Socarenam
- Type: Employee stock ownership
- Industry: Shipbuilding, defence
- Founded: 1961; 65 years ago
- Headquarters: Boulogne-sur-Mer, Pas-de-Calais, Hauts-de-France, France
- Area served: Worldwide
- Products: Patrol boats, merchant vessels, fishing vessels, tugboats, platform supply vessels, diving support vessels
- Number of employees: >250
- Website: socarenam.com

= Socarenam =

French shipbuilding company

Socarenam (SOCARENAM, acronym: Société Calaisienne de Réparation Navale et Mécanique) is a French employee-owned shipbuilding company that operates shipyards in multiple ports in northern and western of the country.

==History==
Socarenam was founded in Calais in 1961 by Société Navale Caeannaise for repair and maintenance of its commercial fleet.

In 1969, the company established a new shipyard on the former site of Les chantiers BAHEUX in Boulogne-sur-Mer, a famous riveted steel fishing vessels shipbuilder that was created at the end of 19th century and had previously moved its headquarters to Boulogne. Socarenam opened its third workshop in Dunkirk in 1973 because of the company's tremendous workload.

In 1989, the parent company decided to spin off some subsidiaries, including Socarenam. At this point, the shipyard employees decided to take over a 100% stake in Socarenam, which finally meant that the employees managed to acquire their shipyard.

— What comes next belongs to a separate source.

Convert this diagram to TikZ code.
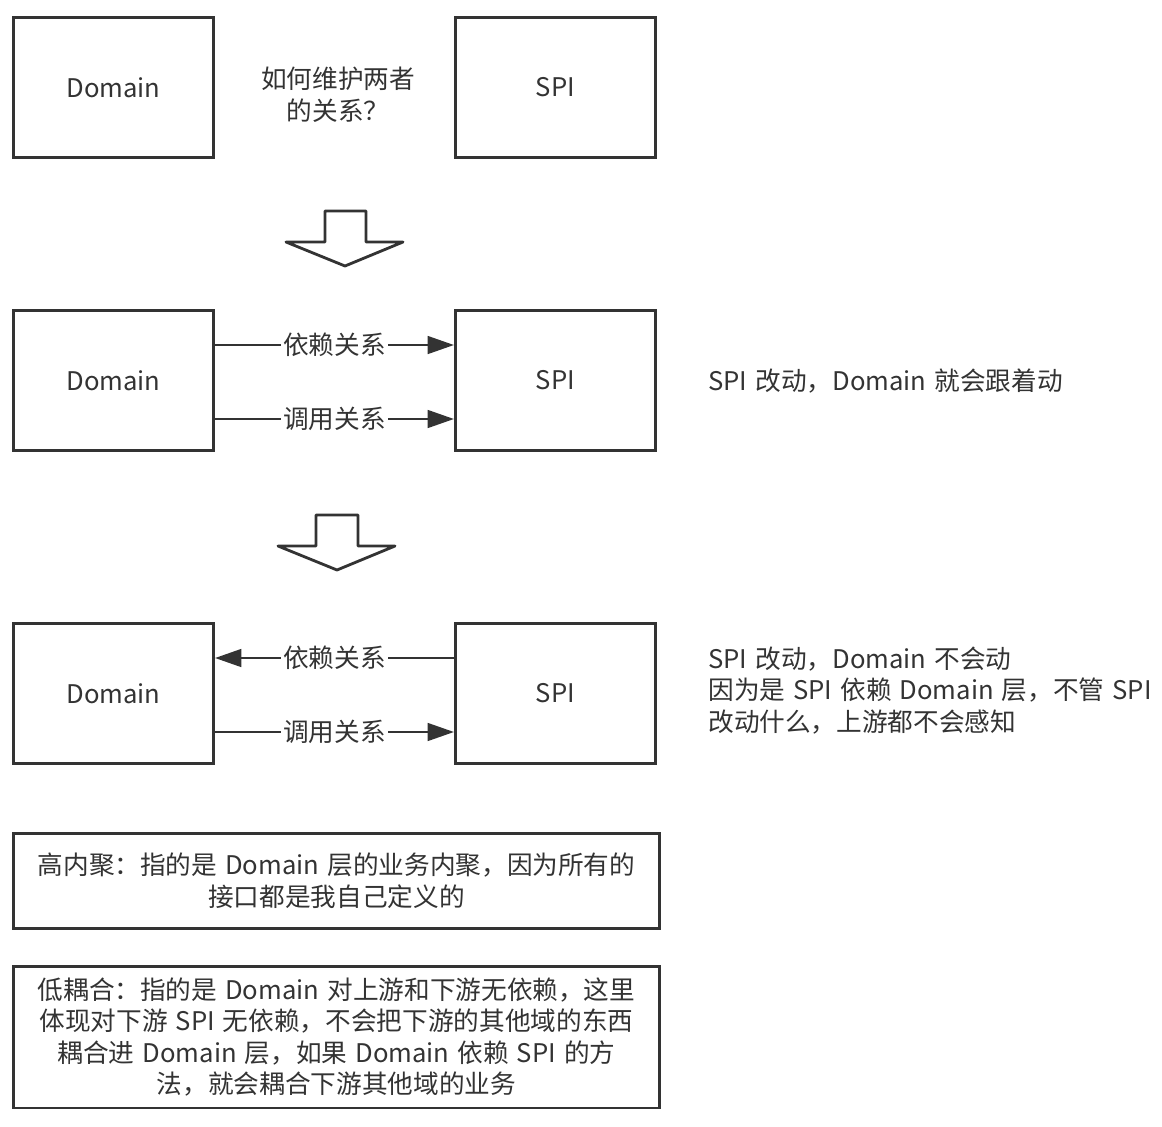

On February 24, 2020, the French Defense Procurement Agency (DGA) awarded Socarenam a contract worth approximately €20 million for three coastal surveillance boats (VCSM). These 22-meter vessels can accommodate eight crew members and operate for up to five days. They will be equipped with a stabilized optronic system, two 12.7 mm machine guns, and a light boat capable of reaching 35 knots. Assigned to the maritime gendarmerie, they will be used for coastal surveillance and fisheries enforcement.

The company has been contracted by the Direction générale de l'Armement to build the Confiance class and the Patrouilleur Outre-mer ships.

In May 2020, the Polish Coast Guard acquired an offshore patrol vessel from Socarenam for €22 million. The company also built the Belgian patrol boats P901 Castor and P902 Pollux, delivered in 2014 and 2015. In November 2024, Belgium ordered a third vessel of this type.